Understanding Correlation Analysis Techniques

Oct 3, 2024

Correlation Analysis Lecture Notes

Overview

  • Definition of correlation analysis: statistical method to measure the relationship between two variables.
  • Example: relationship between salary and age.
  • Key objectives: 1) strength of correlation, 2) direction of correlation.
  • Correlation coefficient (R): ranges from -1 to 1.

Types of Correlation

Positive Correlation

  • High values of one variable accompany high values of another.
  • Example: body size and shoe size.
  • Positive correlation coefficient.

Negative Correlation

  • High values of one variable accompany low values of another.
  • Example: product price and sales volume.
  • Negative correlation coefficient.

Correlation Coefficients

  1. Pearson Correlation Coefficient (R)

    • Quantifies linear relationship between two metric variables.
    • Calculated using a specific equation.
    • Strength and direction conveyed through value of R.
    • Assumptions:
      • Two metric variables must be present.
      • For hypothesis testing, both variables should be normally distributed.
  2. Spearman Correlation

    • Non-parametric counterpart of Pearson correlation.
    • Uses ranks instead of raw data.
    • Example: measuring reaction time and age, assigning ranks before calculation.
    • Spearman correlation coefficient (R_s) also ranges from -1 to 1.
  3. Kendall's Tau

    • Measures relationship between two variables, non-parametric test.
    • Preferred when there are many ranked ties.
    • Calculated based on the number of concordant and discordant pairs.
    • Ranges from -1 to 1.
  4. Point Biserial Correlation

    • Special case of Pearson correlation for dichotomous and metric variables.
    • Examples include gender and salary, or test result (pass/fail) and hours studied.
    • Ranges from -1 to 1.
    • Null hypothesis: correlation coefficient R = 0.

Correlation vs.
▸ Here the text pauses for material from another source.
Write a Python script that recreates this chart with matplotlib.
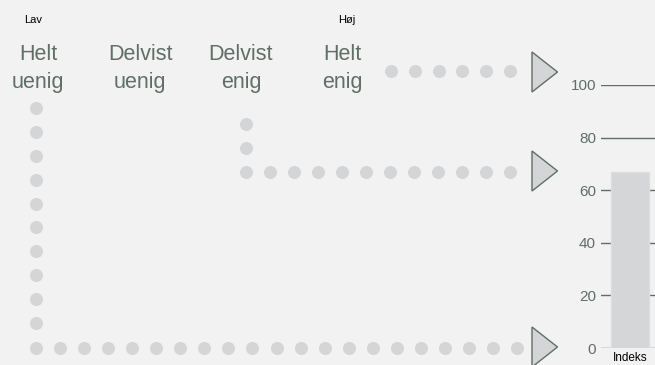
import matplotlib.pyplot as plt
from matplotlib.patches import Polygon
import numpy as np

# scale labels (two lines each) and the index value
labels_top = ['Helt', 'Delvist', 'Delvist', 'Helt']
labels_bottom = ['uenig', 'uenig', 'enig', 'enig']
label_x = [38, 140, 241, 342]
bar_names = ['Indeks']
bar_values = [67]
y_ticks = [0, 20, 40, 60, 80, 100]

bg = '#f2f2f2'
dot_col = '#d4d5d7'
txt_col = '#5f6f66'

plt.rcParams['font.family'] = ['Liberation Sans', 'DejaVu Sans']

fig = plt.figure(figsize=(6.55, 3.65), dpi=100)
fig.patch.set_facecolor(bg)

# decoration layer in pixel units
deco = fig.add_axes([0, 0, 1, 1])
deco.set_xlim(0, 655)
deco.set_ylim(365, 0)
deco.axis('off')

dot_size = 88
# long path: left column down, then along the bottom
deco.scatter(np.full(10, 36), np.linspace(108, 323, 10), s=dot_size, color=dot_col, lw=0)
deco.scatter(np.linspace(36, 517, 21), np.full(21, 348), s=dot_size, color=dot_col, lw=0)
# middle path
deco.scatter([246, 246], [124, 148], s=dot_size, color=dot_col, lw=0)
deco.scatter(np.linspace(246, 510, 12), np.full(12, 172), s=dot_size, color=dot_col, lw=0)
# top path
deco.scatter(np.linspace(391, 510, 6), np.full(6, 71), s=dot_size, color=dot_col, lw=0)

for cy in [72, 171, 347]:
    deco.add_patch(Polygon([(532, cy - 20), (532, cy + 20), (557.5, cy)],
                           closed=True, facecolor=dot_col, edgecolor=txt_col, lw=1))

deco.text(33, 20, 'Lav', ha='center', va='center', fontsize=8, color='black')
deco.text(347, 20, 'Høj', ha='center', va='center', fontsize=8, color='black')
for x, t1, t2 in zip(label_x, labels_top, labels_bottom):
    deco.text(x, 60, t1, ha='center', va='baseline', fontsize=15.5, color=txt_col)
    deco.text(x, 88, t2, ha='center', va='baseline', fontsize=15.5, color=txt_col)

# index bar on its own axis
ax = fig.add_axes([601 / 655, 17 / 365, 58 / 655, 263 / 365])
ax.set_facecolor('none')
ax.bar(bar_names, bar_values, width=0.67, color='#d5d6d8', edgecolor='#dddee0', lw=1)
ax.set_xlim(-0.5, 0.5)
ax.set_ylim(0, 100)
ax.set_yticks(y_ticks)
ax.grid(axis='y', color=txt_col, lw=1)
ax.set_axisbelow(True)
for s in ax.spines.values():
    s.set_visible(False)
ax.tick_params(axis='y', length=0, pad=3.6, labelsize=11, labelcolor=txt_col)
ax.tick_params(axis='x', length=0, pad=3, labelsize=8.5, labelcolor='black')

fig.savefig('out.png', dpi=100, facecolor=bg)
Causation

  • Causation: relationship between cause and effect.
    • Example: coffee consumption increases alertness due to caffeine.
  • Correlation: indicates relationship but does not imply causation.
    • Example: correlation between ice cream sales and sunburns could be due to a third factor (sunny weather).
  • Misinterpretations: correlation does not confirm a causal relationship.
  • Conditions for causality:
    1. Significant correlation between variables.
    2. Chronological sequence: one event must precede the other.
    3. Controlled experiments or theoretical grounding must support claims of causality.

Conclusion

  • It is crucial to distinguish between correlation and causation in statistical analysis.
  • Understanding the types of correlation and their calculations aids in accurate data interpretation.